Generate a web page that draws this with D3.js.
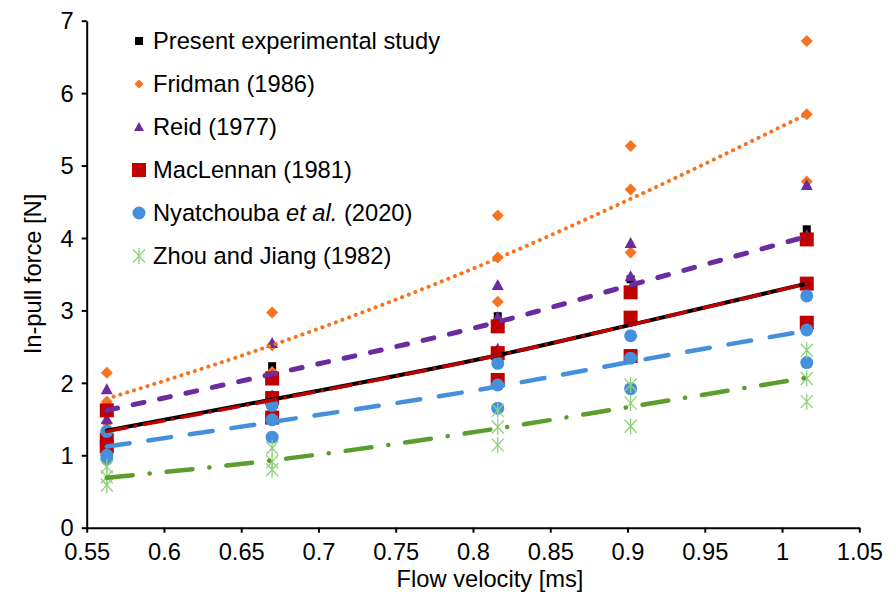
<!DOCTYPE html>
<html>
<head>
<meta charset="utf-8">
<script src="https://cdn.jsdelivr.net/npm/d3@7"></script>
<style>
  body { margin: 0; background: #fff; }
  svg text { font-family: "Liberation Sans", Arial, sans-serif; fill: #000; }
</style>
</head>
<body>
<script>
// DEFINE DATA
var velocities = [0.563, 0.670, 0.816, 0.902, 1.016];
var xTicks = [0.55, 0.6, 0.65, 0.7, 0.75, 0.8, 0.85, 0.9, 0.95, 1, 1.05];
var yTicks = [0, 1, 2, 3, 4, 5, 6, 7];
var seriesNames = ['Present experimental study', 'Fridman (1986)', 'Reid (1977)', 'MacLennan (1981)', 'Nyatchouba et al. (2020)', 'Zhou and Jiang (1982)'];

// measured / predicted forces, one list per velocity
var presentValues = [[1.60, 1.33, 1.10], [2.23, 1.77, 1.50], [2.92, 2.41, 2.02], [3.43, 2.88, 2.33], [4.12, 3.38, 2.80]];
var fridmanValues = [[2.14, 1.74, 1.45], [2.97, 2.52, 2.15], [4.31, 3.73, 3.12], [5.27, 4.67, 3.80], [6.72, 5.71, 4.78]];
var reidValues = [[1.91, 1.50, 1.38], [2.55, 2.10, 1.83], [3.35, 2.91, 2.47], [3.93, 3.47, 2.90], [4.73, 4.04, 3.38]];
var maclennanValues = [[1.62, 1.21, 1.12], [2.06, 1.79, 1.52], [2.78, 2.41, 2.04], [3.25, 2.90, 2.37], [3.98, 3.37, 2.83]];
var nyatchoubaValues = [[1.33, 1.00, 0.95], [1.69, 1.49, 1.25], [2.27, 1.97, 1.65], [2.65, 2.34, 1.92], [3.20, 2.73, 2.28]];
var zhouValues = [[0.84, 0.70, 0.59], [1.10, 0.91, 0.80], [1.62, 1.39, 1.14], [1.97, 1.72, 1.40], [2.45, 2.06, 1.74]];

// trend lines read at each velocity
var presentTrend = [1.34, 1.77, 2.38, 2.80, 3.37];
var fridmanTrend = [1.78, 2.52, 3.72, 4.54, 5.71];
var reidTrend = [1.62, 2.12, 2.84, 3.35, 4.02];
var maclennanTrend = [1.33, 1.76, 2.38, 2.80, 3.37];
var nyatchoubaTrend = [1.12, 1.46, 1.95, 2.29, 2.72];
var zhouTrend = [0.69, 0.93, 1.37, 1.67, 2.07];

var svgWidth = 896;
var svgHeight = 601;
var fontSize = 23.7;

var series = [
  { name: seriesNames[0], values: presentValues, trend: presentTrend, marker: 'smallsquare', color: '#000000', line: '#000000', width: 4, dash: null },
  { name: seriesNames[1], values: fridmanValues, trend: fridmanTrend, marker: 'diamond', color: '#f7731f', line: '#f7731f', width: 4, dash: '0.1 7' },
  { name: seriesNames[2], values: reidValues, trend: reidTrend, marker: 'triangle', color: '#6a2c9e', line: '#6a2c9e', width: 5, dash: '11 16' },
  { name: seriesNames[3], values: maclennanValues, trend: maclennanTrend, marker: 'square', color: '#c00000', line: '#c00000', width: 3.5, dash: '20 9 0.1 9' },
  { name: seriesNames[4], values: nyatchoubaValues, trend: nyatchoubaTrend, marker: 'circle', color: '#4590dc', line: '#4590dc', width: 4.5, dash: '23 19' },
  { name: seriesNames[5], values: zhouValues, trend: zhouTrend, marker: 'star', color: '#8fd27c', line: '#5c9e2e', width: 4.5, dash: '26 17 0.1 17' }
];

// draws one marker centred on 0,0 inside group g
function drawMarker(g, type, color) {
  if (type === 'smallsquare') {
    g.append('rect').attr('x', -4).attr('y', -4).attr('width', 8).attr('height', 8).attr('fill', color);
  } else if (type === 'square') {
    g.append('rect').attr('x', -7).attr('y', -7).attr('width', 14).attr('height', 14).attr('fill', color);
  } else if (type === 'diamond') {
    g.append('path').attr('d', 'M0,-6L6,0L0,6L-6,0Z').attr('fill', color);
  } else if (type === 'triangle') {
    g.append('path').attr('d', 'M0,-6L6,5L-6,5Z').attr('fill', color);
  } else if (type === 'circle') {
    g.append('circle').attr('r', 6.5).attr('fill', color);
  } else if (type === 'star') {
    g.append('path')
      .attr('d', 'M-6,-6.5L6,6.5M6,-6.5L-6,6.5M0,-8L0,8')
      .attr('stroke', color)
      .attr('stroke-width', 1.3)
      .attr('fill', 'none');
  }
}

document.addEventListener('DOMContentLoaded', function() {

  var svg = d3.select('body')
    .append('svg')
    .attr('width', svgWidth)
    .attr('height', svgHeight);

  var x = d3.scaleLinear().domain([0.55, 1.05]).range([86.7, 859.3]);
  var y = d3.scaleLinear().domain([0, 7]).range([527.7, 20.7]);

  // AXES
  var xAxis = svg.append('g')
    .attr('transform', 'translate(0,' + y(0) + ')')
    .call(d3.axisBottom(x).tickValues(xTicks).tickSize(5).tickSizeOuter(0).tickFormat(function(d) { return String(d); }));
  var yAxis = svg.append('g')
    .attr('transform', 'translate(' + x(0.55) + ',0)')
    .call(d3.axisLeft(y).tickValues(yTicks).tickSize(5).tickSizeOuter(0).tickFormat(d3.format('d')));

  [xAxis, yAxis].forEach(function(ax) {
    ax.select('.domain').attr('stroke', '#000').attr('stroke-width', 2);
    ax.selectAll('.tick line').attr('stroke', '#000').attr('stroke-width', 2);
    ax.selectAll('.tick text')
      .attr('font-size', fontSize)
      .attr('font-family', '"Liberation Sans", Arial, sans-serif')
      .attr('fill', '#000');
  });
  xAxis.selectAll('.tick text').attr('dy', null).attr('y', 32);
  yAxis.selectAll('.tick text').attr('x', -13).attr('dy', '0.35em');

  // MARKERS
  series.forEach(function(s) {
    var pts = [];
    s.values.forEach(function(list, i) {
      list.forEach(function(v) { pts.push({ x: velocities[i], y: v }); });
    });
    var groups = svg.append('g').selectAll('g')
      .data(pts)
      .enter()
      .append('g')
      .attr('transform', function(d) { return 'translate(' + x(d.x) + ',' + y(d.y) + ')'; });
    groups.each(function() { drawMarker(d3.select(this), s.marker, s.color); });
  });

  // TREND LINES
  var line = d3.line()
    .x(function(d, i) { return x(velocities[i]); })
    .y(function(d) { return y(d); })
    .curve(d3.curveMonotoneX);

  series.forEach(function(s) {
    svg.append('path')
      .attr('d', line(s.trend))
      .attr('fill', 'none')
      .attr('stroke', s.line)
      .attr('stroke-width', s.width)
      .attr('stroke-linecap', 'round')
      .attr('stroke-dasharray', s.dash);
  });

  // LEGEND
  var legend = svg.append('g');
  series.forEach(function(s, i) {
    var rowY = 41 + i * 43;
    var m = legend.append('g').attr('transform', 'translate(139,' + rowY + ')');
    if (s.marker === 'diamond') {
      m.append('path').attr('d', 'M0,-4.5L4.5,0L0,4.5L-4.5,0Z').attr('fill', s.color);
    } else if (s.marker === 'triangle') {
      m.append('path').attr('d', 'M0,-5L5,4L-5,4Z').attr('fill', s.color);
    } else {
      drawMarker(m, s.marker, s.color);
    }
    var t = legend.append('text')
      .attr('x', 153)
      .attr('y', rowY)
      .attr('dy', '0.35em')
      .attr('font-size', fontSize);
    if (i === 4) {
      t.append('tspan').text('Nyatchouba ');
      t.append('tspan').attr('font-style', 'italic').text('et al.');
      t.append('tspan').text(' (2020)');
    } else {
      t.text(s.name);
    }
  });

  // AXIS TITLES
  svg.append('text')
    .attr('x', 490)
    .attr('y', 587)
    .attr('text-anchor', 'middle')
    .attr('font-size', fontSize)
    .text('Flow velocity [ms]');

  svg.append('text')
    .attr('transform', 'translate(41,274) rotate(-90)')
    .attr('text-anchor', 'middle')
    .attr('font-size', fontSize)
    .text('In-pull force [N]');

});
</script>
</body>
</html>
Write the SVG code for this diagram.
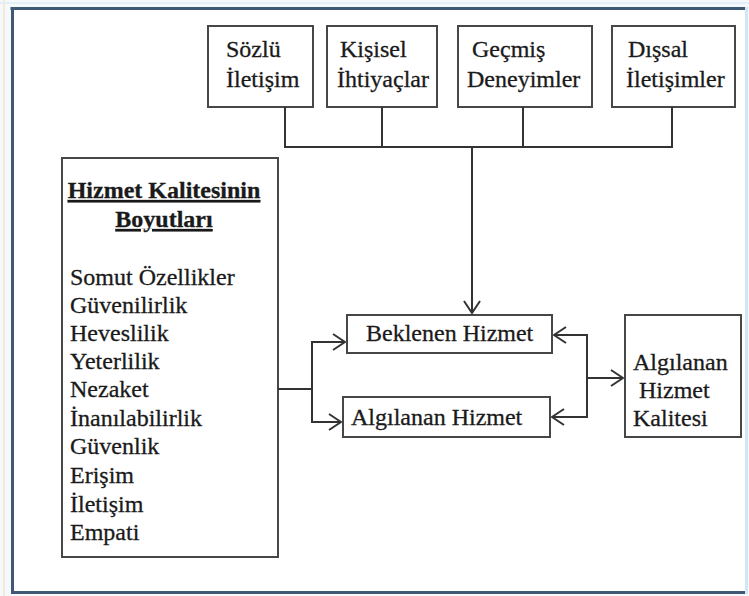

--*--

Make an exact copy of the lines from the top of the material through the line with "var seriesNames = ['Present", pictures excluded.

Generate a web page that draws this with D3.js.
<!DOCTYPE html>
<html>
<head>
<meta charset="utf-8">
<script src="https://cdn.jsdelivr.net/npm/d3@7"></script>
<style>
  body { margin: 0; background: #fff; }
  svg text { font-family: "Liberation Sans", Arial, sans-serif; fill: #000; }
</style>
</head>
<body>
<script>
// DEFINE DATA
var velocities = [0.563, 0.670, 0.816, 0.902, 1.016];
var xTicks = [0.55, 0.6, 0.65, 0.7, 0.75, 0.8, 0.85, 0.9, 0.95, 1, 1.05];
var yTicks = [0, 1, 2, 3, 4, 5, 6, 7];
var seriesNames = ['Present experimental study', 'Fridman (1986)', 'Reid (1977)', 'MacLennan (1981)', 'Nyatchouba et al. (2020)', 'Zhou and Jiang (1982)'];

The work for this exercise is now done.